The lesson today was listening and understanding why the Masai girls are given in marriage at a young age. One being: girls can be a burden which can be turned into a blessing by moving them along to a good family. The minimum that the husband’s family has to give is four cows and one sheep. There is also competition for the girls and the father can negotiate more cows, blankets, and liquor. Tradition and culture also includes giving the daughter to a reputable family at an early age as to avoid men from non-reputable families asking for them.
These girls shared their stories of how thankful they were to be able to be “rescued” from getting married because the dormitories we have built give their parents an excuse to tell the men that their daughters are in school. These girls were the first to attend school from their families. These girls want to be doctors, lawyers, nurses. They spoke English well.
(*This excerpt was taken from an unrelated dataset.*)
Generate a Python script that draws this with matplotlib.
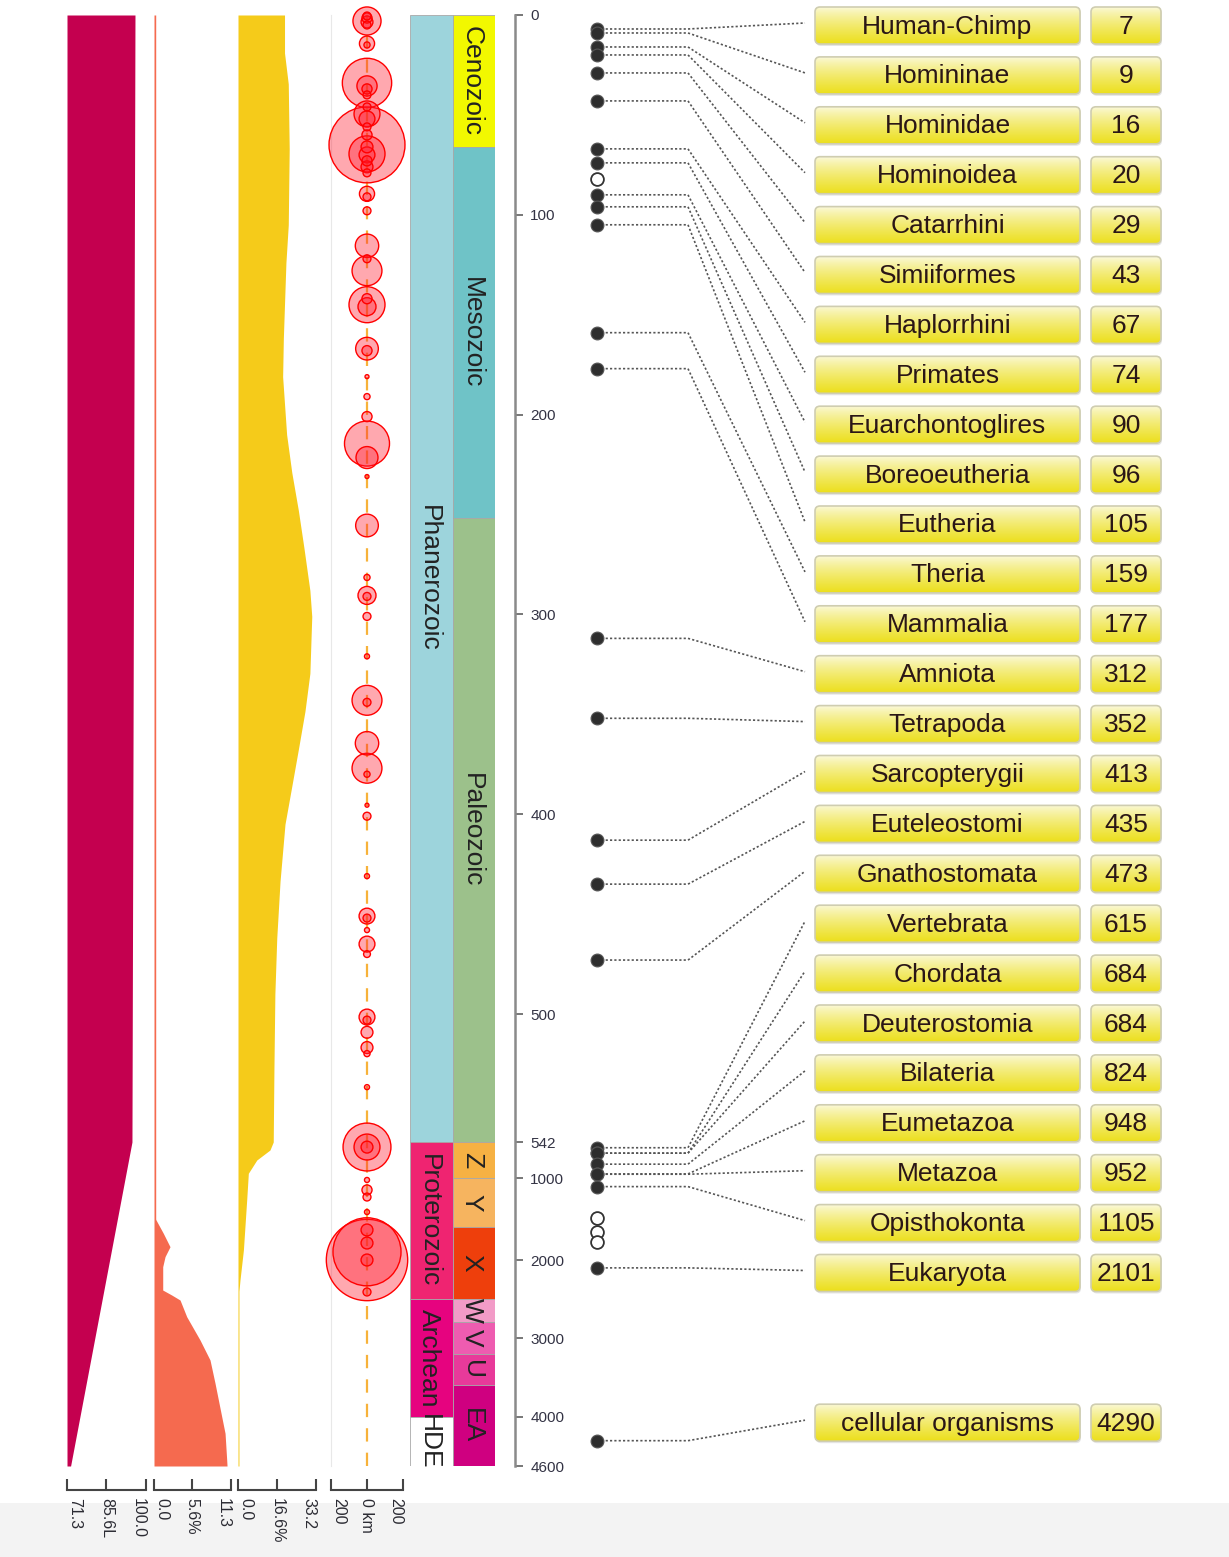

Our students also had a one-on-one discussion with the girls at Loigero about the challenges they face.
Thanks to Debbie and Brian Carlin and the Edmonton Urban Spirits Rotary Club for making this a reality for the Masai girls.
130 girls have registered from grade 4 to grade 8. Forty have moved in and are sleeping on the floor.
A visit to the Masai village is a good learning experience.
It was a long day of hot sun and bad roads and great experiences to share and remember.
Our field studies are over now. We will enjoy the Masai Mara game drives and do our homework for our evening discovery sessions for the next two days. This is great group of students to be with.